→ WHAT IS EXPECTED: Count the lines in the data below where the string "matplotlib" occurs, please, and give the number alone.

→ INFORMATION SHOWN:

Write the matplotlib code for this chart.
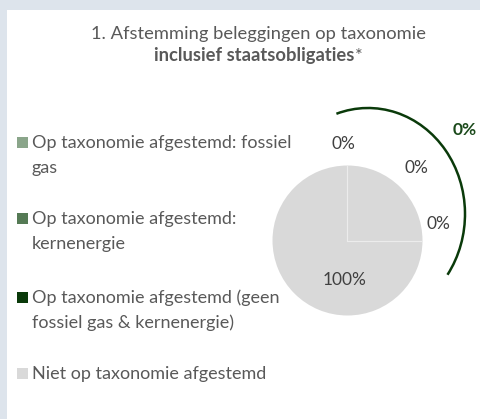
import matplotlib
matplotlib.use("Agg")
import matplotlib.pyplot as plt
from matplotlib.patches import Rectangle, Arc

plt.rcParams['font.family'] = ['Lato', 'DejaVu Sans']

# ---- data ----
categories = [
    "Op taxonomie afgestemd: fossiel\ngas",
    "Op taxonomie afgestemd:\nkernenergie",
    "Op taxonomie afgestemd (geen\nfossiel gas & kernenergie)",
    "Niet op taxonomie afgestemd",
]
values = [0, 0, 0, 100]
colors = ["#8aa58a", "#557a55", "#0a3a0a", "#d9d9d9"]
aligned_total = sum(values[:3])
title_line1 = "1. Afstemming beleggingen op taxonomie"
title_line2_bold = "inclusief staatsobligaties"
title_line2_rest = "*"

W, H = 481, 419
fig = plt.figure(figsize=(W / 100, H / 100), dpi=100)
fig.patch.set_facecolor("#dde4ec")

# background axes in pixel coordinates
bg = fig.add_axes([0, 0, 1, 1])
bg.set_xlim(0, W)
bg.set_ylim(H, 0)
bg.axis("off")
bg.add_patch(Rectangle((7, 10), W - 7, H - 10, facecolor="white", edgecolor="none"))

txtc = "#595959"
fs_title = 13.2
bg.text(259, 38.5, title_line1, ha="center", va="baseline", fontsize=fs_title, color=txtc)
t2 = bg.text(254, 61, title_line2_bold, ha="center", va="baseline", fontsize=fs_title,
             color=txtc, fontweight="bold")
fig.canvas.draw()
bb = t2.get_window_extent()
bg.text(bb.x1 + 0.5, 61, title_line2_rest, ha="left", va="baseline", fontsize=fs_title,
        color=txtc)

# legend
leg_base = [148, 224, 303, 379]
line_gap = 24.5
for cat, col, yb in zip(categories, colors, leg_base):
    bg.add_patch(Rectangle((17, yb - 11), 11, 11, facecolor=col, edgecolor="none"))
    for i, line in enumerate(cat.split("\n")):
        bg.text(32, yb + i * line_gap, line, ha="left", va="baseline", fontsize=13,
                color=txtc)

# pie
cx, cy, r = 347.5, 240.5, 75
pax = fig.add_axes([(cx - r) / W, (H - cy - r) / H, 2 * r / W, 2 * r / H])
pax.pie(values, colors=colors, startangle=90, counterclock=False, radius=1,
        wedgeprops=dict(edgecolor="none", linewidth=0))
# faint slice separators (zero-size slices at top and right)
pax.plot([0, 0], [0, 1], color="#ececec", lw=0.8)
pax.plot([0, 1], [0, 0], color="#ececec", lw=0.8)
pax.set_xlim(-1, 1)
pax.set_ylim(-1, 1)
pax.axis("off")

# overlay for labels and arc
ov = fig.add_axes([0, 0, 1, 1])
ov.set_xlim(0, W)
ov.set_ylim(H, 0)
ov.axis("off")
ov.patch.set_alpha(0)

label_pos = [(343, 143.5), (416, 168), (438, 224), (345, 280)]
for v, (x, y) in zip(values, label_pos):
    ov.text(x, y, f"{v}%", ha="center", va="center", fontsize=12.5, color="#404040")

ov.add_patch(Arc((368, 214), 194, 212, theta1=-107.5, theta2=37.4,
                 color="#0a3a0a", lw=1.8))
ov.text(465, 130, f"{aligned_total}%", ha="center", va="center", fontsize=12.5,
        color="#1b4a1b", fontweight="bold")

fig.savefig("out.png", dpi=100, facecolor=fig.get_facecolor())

→ OUTPUT FOR THIS EXERCISE: 5